Bunu için ülkemizde; 'gerçek demokrasiyok, demokrasinin adı var, kendi yok; hakiki demokrasiyi istiyoruz' tarzında aydın ve fikir adamlarının yaptıkları konuşmalar bunun içindir. Türkiye şu an itibari ile gerçek demokrasiden uzak bir sisteme sahiptir.
Aslında Türkiyenin Avrupa Birliği macerası da bu sistemden kurtulmak, Avrupaî bir Demokrasi ve hürriyetlere kavuşmak içindir. Avrupalılaşmak eskiden beri uygarlık ve ilerlemenin şartı olarak gösterildiğinden sistemin sahipleri AB'ye açıktan hayır diyememekte, bir taraftan da Avrupanın dayattığı yeniliklere alttan alttan karşı çıkmaktadırlar.
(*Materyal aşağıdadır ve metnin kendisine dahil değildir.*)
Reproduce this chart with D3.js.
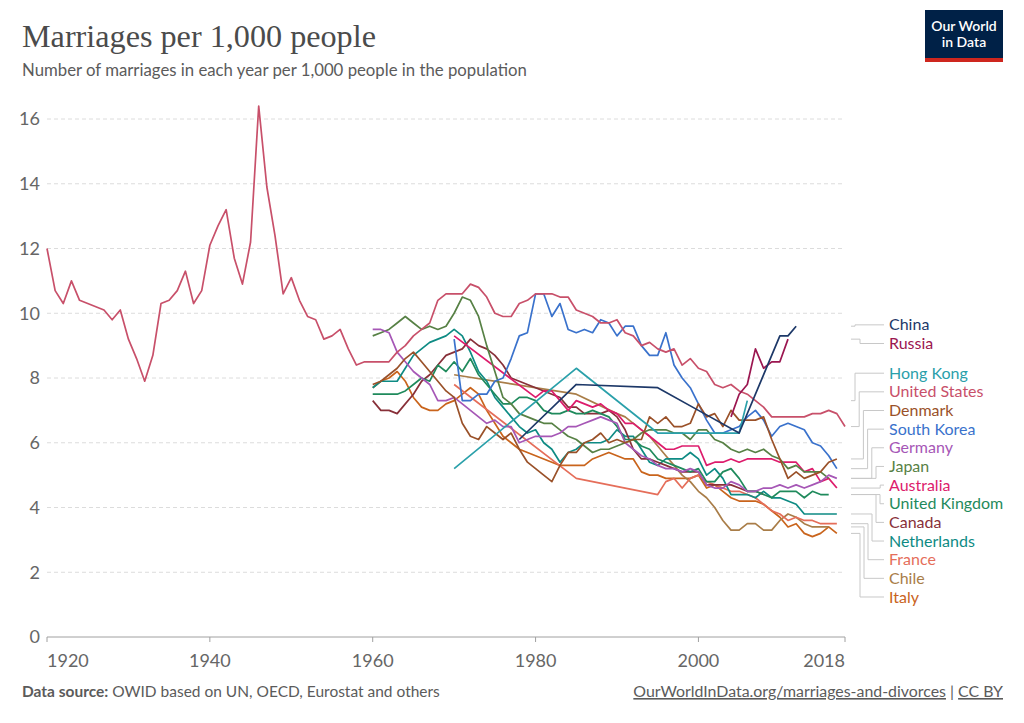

Dolayısıyla şimdi sistemin sahipleri iki arada bir derede kalmışlardır. Çünkü onlarda bilmektedirler ki Avrupaya uyum sağlandığında bu sistemden eser kalmayacaktır. AB'ye karşı olmak ise gericilik sayıldığından açıktan karşı da çıkamamaktadırlar. Bakalım sonuç ne olacak?
Bu yazdıklarımızdan bizim de beşeri bir sistem olan Demokrasiyi savunduğumuz sanılmamalıdır. Biz bu yazımızda sadece bu gün yaşanan gerçeklerin bir değerlendirmesini yapmış olduk. Yoksa:
Ben bir müslümanım.  islamiyet ise bu kâinatı yaratan Allah'ın kulları olan biz insanlara mutlu ve huzurlu olmamız için gönderdiği sistemin adıdır. Demokrasi ise; insanların binlerce yıllık acı tecrübelerle geliştirdikleri sistemin adıdır. Dolayısıyla bir müslüman Allah'ın gönderdiği sistemi bırakıp beşeri bir sistemi kabul edip, benimseyemez. yoksa islamiyetle bir bağı kalmaz!